Les marchés aux valeurs flottantes

Les frêles embarcations des cuisinières du fleuve ou celles des épicières tentatrices se dandinent sur l’eau limoneuse » du fleuve, au passage arrogant des bateaux de passagers avides d’images réputées authentiques. Tout le marché de Caï Rang sur le Bassac se balance au rythme des passages de ces intrus ou de lourds « cargos » pétaradant et transportant les charges maximales de bois, de grave, de sable ou de bidons d’essence. Ils lâchent des « teuf…teuf… » acceptables ou des « touc…touc… » insupportables accompagnés de fumées nauséabondes. Ils tracent leur sillon dans l’eau limoneuse sans se soucier outre mesure des autres!
Certaines embarcations ne bronchent pas dans ces vagues incongrues car leur cales pansues regorgent de légumes, de fruits ou de produits que l’on qualifierait en France du « terroir ». Elles regardent, grâce aux splendides yeux noirs de leur proue, cette agitation avec sérénité ou un certain détachement car leur préoccupation est ailleurs : délester leur ventre souvent fécond mais usé par les « repas » quotidiens partagés avec des modestes producteurs le long des rives du fleuve des « nourritures » achetées.
Par grappes, liés les uns aux autres, les transporteurs de la fraîcheur nourricière des campagnes se regroupent autour du même produits dans ce qui ressemble étrangement à un « marché de gros ». Des milliers de kilos d’ananas, de mangues, de manioc, de pastèques, de citrouilles, de salades, de choux, des patates douces, des truffes d’eau, de canne à sucre attendent que des marchands des rues ou des marchés urbains viennent en effet préparer leurs étals pour la revente. Chacun a ses repères, ses habitudes, ses coutumes dans ce dédale d’un port improvisé de la vente directe. Tout y est discret mais efficace. Difficile de distinguer l’acheteur et le vendeur dans ces échanges directs autour de marchandises toutes plus attirantes les unes que les autres.
La terre du Vietnam est généreuse. Elle veut qu’on le sache en présentant, justement sur cette eau providentielle irriguant son territoire, la grande diversité de ses cultures. Il suffit en effet, selon une formule célèbre du sud de « jeter des graines sur le sol pour qu’elles y poussent ! » Fruits, légumes, céréales regagnent donc la terre ferme dans ces barques de bois chargées jusqu’à la gueule pour que les marchés populaires regorgent de nourriture.
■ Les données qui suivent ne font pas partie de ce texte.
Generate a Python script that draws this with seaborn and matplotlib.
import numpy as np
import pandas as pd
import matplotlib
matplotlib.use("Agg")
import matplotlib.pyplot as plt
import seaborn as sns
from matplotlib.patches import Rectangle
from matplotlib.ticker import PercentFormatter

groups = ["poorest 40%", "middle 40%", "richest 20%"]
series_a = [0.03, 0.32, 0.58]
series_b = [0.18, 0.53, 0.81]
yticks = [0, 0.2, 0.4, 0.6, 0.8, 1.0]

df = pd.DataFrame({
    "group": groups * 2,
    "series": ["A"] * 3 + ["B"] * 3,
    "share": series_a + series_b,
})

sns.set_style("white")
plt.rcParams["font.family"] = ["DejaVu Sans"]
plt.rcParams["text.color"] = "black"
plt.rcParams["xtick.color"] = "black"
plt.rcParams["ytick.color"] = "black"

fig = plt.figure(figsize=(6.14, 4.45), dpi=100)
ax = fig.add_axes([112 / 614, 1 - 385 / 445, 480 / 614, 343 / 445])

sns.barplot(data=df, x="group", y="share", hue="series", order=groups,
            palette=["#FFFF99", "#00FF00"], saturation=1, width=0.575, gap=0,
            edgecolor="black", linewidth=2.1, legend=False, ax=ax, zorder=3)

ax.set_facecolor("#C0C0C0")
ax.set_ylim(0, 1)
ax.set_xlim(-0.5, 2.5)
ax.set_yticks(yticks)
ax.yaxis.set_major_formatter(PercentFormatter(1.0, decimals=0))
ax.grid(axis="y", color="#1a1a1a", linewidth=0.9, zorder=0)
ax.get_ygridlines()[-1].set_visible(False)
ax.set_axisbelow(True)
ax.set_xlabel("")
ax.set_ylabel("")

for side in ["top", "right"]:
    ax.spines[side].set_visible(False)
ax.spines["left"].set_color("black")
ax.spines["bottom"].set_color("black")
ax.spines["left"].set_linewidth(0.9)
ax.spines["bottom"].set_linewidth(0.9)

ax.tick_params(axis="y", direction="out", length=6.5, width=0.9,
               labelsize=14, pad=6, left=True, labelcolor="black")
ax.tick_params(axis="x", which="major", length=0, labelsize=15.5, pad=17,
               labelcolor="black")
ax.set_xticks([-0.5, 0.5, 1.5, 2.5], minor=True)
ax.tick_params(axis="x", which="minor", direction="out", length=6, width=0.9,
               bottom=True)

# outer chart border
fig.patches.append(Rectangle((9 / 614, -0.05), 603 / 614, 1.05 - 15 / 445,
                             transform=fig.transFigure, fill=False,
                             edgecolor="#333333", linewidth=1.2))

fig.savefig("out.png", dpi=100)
En entrant dans ces espaces multicolores, bruyants, irrémédiablement sillonnés par des motocyclettes, où on étale sur la terre même ses produits, les odeurs fortes entremêlées ne laissent pas indifférents les touristes aseptisés et anesthésiés par les normes surtout quand la déambulation débute par le secteur des poissonnières. Impossible de savoir si leur vocabulaire correspond à l’originalité de leurs étals mais elles éclatent de rire devant les regards incrédules ou les moues dubitatives de non-acheteurs apeurés par des poissons chats aux moustaches de ruffians. Des créatures des eaux douces ou salées de toute tailles, roses, blanches, rouges, grises, noires, mouchetées barbotent dans des bassines aux côtés de congénères frétillants ou endormis qui regagneront les lieux de leur croissance forcée si personne ne consent à les frire ou les mettre dans le bouillon de la soupe, mets vietnamien le plus populaire. Des grenouilles aux allures de crapauds réputés comestibles des cuisses à la tête sont attachées par douzaines et leur œil mordoré traduit l’affolement instinctif. Avec des ciseaux une vendeuse taille méticuleusement les élégantes antennes de crevettes grises venues de l’eau douce. et tant d’autres images oubliées par nos civilisations aseptisées.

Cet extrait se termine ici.